Именно это предельное сходство режимов желания толкает невротика навязчивости в анализ – даже если от своих симптомов он страдает довольно слабо. Но именно она же мешает невротику навязчивости в анализ войти: ведь войти в анализ означает поступиться своей речью. Но речь у обсессика всегда есть. Она у него в избытке, в отличие от истерички или психотика. Он переговорит кого угодно.
Будет уместно задаться здесь вопросом, для чего невротику навязчивости необходим анализ. Стоит отметить при этом, что все те приведенные выше резоны, которые показывают, что анализ для него скорее избыточен, могут быть при малейшем изменении угла зрения обращены в необходимость анализ ему рекомендовать – ведь невротик навязчивости, будучи в своем роде аналитиком стихийным, прекрасно замечает, что он говорит слишком много. Это вызывает у него неудобство – даже без каких-либо намеков со стороны аналитика он чувствует, что его речи чего-то не хватает и что у нее есть какое-то внешнее измерение, ему самому недоступное, но сказывающееся на этой речи фатально. В какой-то степени анализ как практика, по существу, и создан для анализа навязчивости, и Фрейд это, конечно же, подозревал. Невроз навязчивости приковывал его особое внимание, он оставлял в отношении него такие замечания, каких он никогда не делал по поводу истерических случаев. Сегодня мы, опираясь на Лакана, видим, что анализ не является чем-то, что должно было бы симптом невротика навязчивости проанализировать. Симптом невротика навязчивости еще до всякого анализа выполняет ту самую функцию, о которой говорил Лакан, требуя для симптома права преобразоваться и лечь в основу бытия-с-наслаждением.
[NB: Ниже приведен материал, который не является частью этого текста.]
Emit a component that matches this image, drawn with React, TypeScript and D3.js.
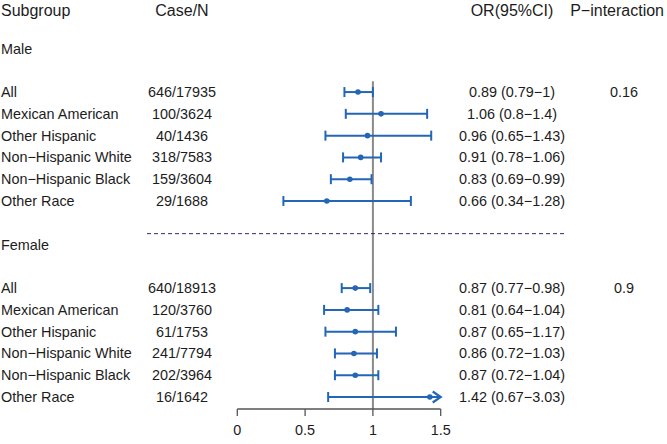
import React from "react";
import * as d3 from "d3";

const headers = ["Subgroup", "Case/N", "OR(95%CI)", "P\u2212interaction"];
const groups = ["Male", "Female"];
const subgroups = ["All", "Mexican American", "Other Hispanic", "Non\u2212Hispanic White", "Non\u2212Hispanic Black", "Other Race"];
const maleCases = ["646/17935", "100/3624", "40/1436", "318/7583", "159/3604", "29/1688"];
const femaleCases = ["640/18913", "120/3760", "61/1753", "241/7794", "202/3964", "16/1642"];
const maleOR = [0.89, 1.06, 0.96, 0.91, 0.83, 0.66];
const maleLo = [0.79, 0.8, 0.65, 0.78, 0.69, 0.34];
const maleHi = [1, 1.4, 1.43, 1.06, 0.99, 1.28];
const femaleOR = [0.87, 0.81, 0.87, 0.86, 0.87, 1.42];
const femaleLo = [0.77, 0.64, 0.65, 0.72, 0.72, 0.67];
const femaleHi = [0.98, 1.04, 1.17, 1.03, 1.04, 3.03];
const maleText = ["0.89 (0.79\u22121)", "1.06 (0.8\u22121.4)", "0.96 (0.65\u22121.43)", "0.91 (0.78\u22121.06)", "0.83 (0.69\u22120.99)", "0.66 (0.34\u22121.28)"];
const femaleText = ["0.87 (0.77\u22120.98)", "0.81 (0.64\u22121.04)", "0.87 (0.65\u22121.17)", "0.86 (0.72\u22121.03)", "0.87 (0.72\u22121.04)", "1.42 (0.67\u22123.03)"];
const pInteraction = ["0.16", "0.9"];
const xTicks = [0, 0.5, 1, 1.5];

const W = 667;
const H = 444;
const BLUE = "#2366b5";
const TXT = "#1c1c1c";
const BODY_FONT = "'Liberation Sans', Arial, sans-serif";
const HEAD_FONT = "'Liberation Sans Narrow', 'Arial Narrow', sans-serif";

export default function App() {
  const x = d3.scaleLinear().domain([0, 1.5]).range([237.3, 440.7]);
  const y = d3.scaleLinear().domain([0, 16]).range([48.5, 397]);
  const colCase = 182;
  const colOR = 512;
  const colP = 624;
  const fs = 14.4;

  const sections = [
    { label: groups[0], start: 0, cases: maleCases, or: maleOR, lo: maleLo, hi: maleHi, text: maleText, p: pInteraction[0] },
    { label: groups[1], start: 9, cases: femaleCases, or: femaleOR, lo: femaleLo, hi: femaleHi, text: femaleText, p: pInteraction[1] },
  ];

  const axisY = y(16.55);
  const xMax = x.domain()[1];

  return (
    <svg width={W} height={H} style={{ position: "absolute", left: 0, top: 0, background: "#fff" }}>
      <g fontFamily={HEAD_FONT} fontSize={16} fill={TXT}>
        <text x={1} y={15.5}>{headers[0]}</text>
        <text x={colCase} y={15.5} textAnchor="middle">{headers[1]}</text>
        <text x={colOR} y={15.5} textAnchor="middle">{headers[2]}</text>
        <text x={664} y={15.5} textAnchor="end">{headers[3]}</text>
      </g>
      {/* reference line */}
      <line x1={x(1)} x2={x(1)} y1={y(1.5)} y2={axisY} stroke="#8a8a8a" strokeWidth={2} />
      {/* dashed separator */}
      <line x1={147} x2={565} y1={y(8.5)} y2={y(8.5)} stroke="#2b2b7c" strokeWidth={1} strokeDasharray="4 3" />
      {sections.map((s, si) => (
        <g key={si} fontFamily={BODY_FONT} fontSize={fs} fill={TXT}>
          <text x={1} y={y(s.start)} dy="0.35em">{s.label}</text>
          {subgroups.map((sg, i) => {
            const yy = y(s.start + 2 + i);
            const lo = s.lo[i];
            const hi = s.hi[i];
            const clipped = hi > xMax;
            const x1 = x(lo);
            const x2 = x(Math.min(hi, xMax));
            return (
              <g key={i}>
                <text x={1} y={yy} dy="0.35em">{sg}</text>
                <text x={colCase} y={yy} dy="0.35em" textAnchor="middle">{s.cases[i]}</text>
                <text x={colOR} y={yy} dy="0.35em" textAnchor="middle">{s.text[i]}</text>
                {i === 0 && <text x={colP} y={yy} dy="0.35em" textAnchor="middle">{s.p}</text>}
                <line x1={x1} x2={x2} y1={yy} y2={yy} stroke={BLUE} strokeWidth={2} />
                <line x1={x1} x2={x1} y1={yy - 5} y2={yy + 5} stroke={BLUE} strokeWidth={2} />
                {clipped ? (
                  <path d={`M${x2 - 8},${yy - 5.5}L${x2},${yy}L${x2 - 8},${yy + 5.5}`} fill="none" stroke={BLUE} strokeWidth={2.2} />
                ) : (
                  <line x1={x2} x2={x2} y1={yy - 5} y2={yy + 5} stroke={BLUE} strokeWidth={2} />
                )}
                <circle cx={x(s.or[i])} cy={yy} r={2.8} fill={BLUE} />
              </g>
            );
          })}
        </g>
      ))}
      {/* axis */}
      <g stroke="#555" strokeWidth={1.3}>
        <line x1={x(0)} x2={x(1.5)} y1={axisY} y2={axisY} />
        {xTicks.map((t) => (
          <line key={t} x1={x(t)} x2={x(t)} y1={axisY} y2={axisY + 7} />
        ))}
      </g>
      <g fontFamily={BODY_FONT} fontSize={fs} fill={TXT}>
        {xTicks.map((t) => (
          <text key={t} x={x(t)} y={axisY + 20.5} dy="0.35em" textAnchor="middle">{String(t)}</text>
        ))}
      </g>
    </svg>
  );
}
Последнее не означает никаких райских кущ и говорит лишь о том, что разрешение симптома в анализе представляет собой его переход от страдания особенного, являющегося специально отработанным доступом к прибавочному наслаждению, к чему-то, что поставит вопрос наслаждения на всеобщую символическую основу. Если ранний, открытый в фрейдовском анализе симптом представляет собой нечто выразительно болезненное, бросающееся в глаза и не совпадающее с субъектом в целом – как например, соматическая конверсия у истерички или фобия у носителя тревожного симптома, – то в случае навязчивости симптоматология уже расположена на уровне субъектной структуры. Строго говоря, это и есть определение синтома: место сращения бытия с наслаждением. Если это бытие-с-наслаждением, собственно, и будет разрешением невроза, то несомненно бросается в глаза то, что навязчивый субъект еще до входа в анализ обладает по крайней мере карикатурой на нечто такое, что должно быть из него выходом.